The files in this directory represent the code, resulting datasets, analysis, presentation and writeup for my second project in school at Metis data science bootcamp.
I this work I scraped the web to gather a dataset and applied linear regression to that data. In my case I chose to scrape kickstarter.com to learn about the effects of measurable decisions (eg. total goal in $, number of images, number of goal tiers) on the likelihood of a successful outcome.
I scraped 2400 active kickstarter campaigns, compiled the data into a usable dataset and ran three various regression models. The conclusion was that while these metrics are lightly predictive of a good outcome, that prediction is mostly driven by the edge cases (total text is predictive, for instance, but mostly because having no text at all is predictive of failure).

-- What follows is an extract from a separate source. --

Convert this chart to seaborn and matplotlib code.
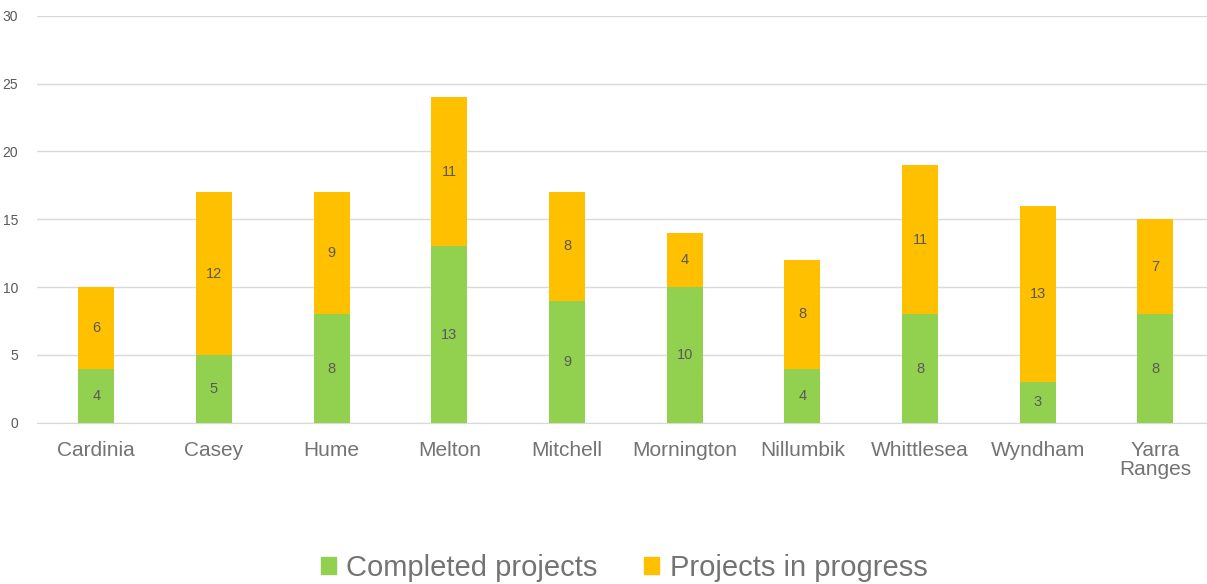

The entire project is written up on Medium here: https://medium.com/@gray.davidson.00/mapping-kickstarters-success-formula-ce985ed40919
This directory contains a series of python notebooks and several datasets. To replicate this work:
- get_kickstarter_links.ipynb is run to scrape 2400 current kickstarter campaigns.
- The dataset 2400_links.txt contains the list of 2400 links extracted from kickstarter.com's 'explore' page on 4/25/18
- all_scrapes.csv contains the total html text of the subsequently scraped pages saved as a python dictionary. (((Actually I could not include this file as it is 100+ MB)))
- kickstarter_data_pickle.pkl contains the cleaned dataframe which resulted from pulling the relevant numerical data from these html pages. This file is used in the three analyses.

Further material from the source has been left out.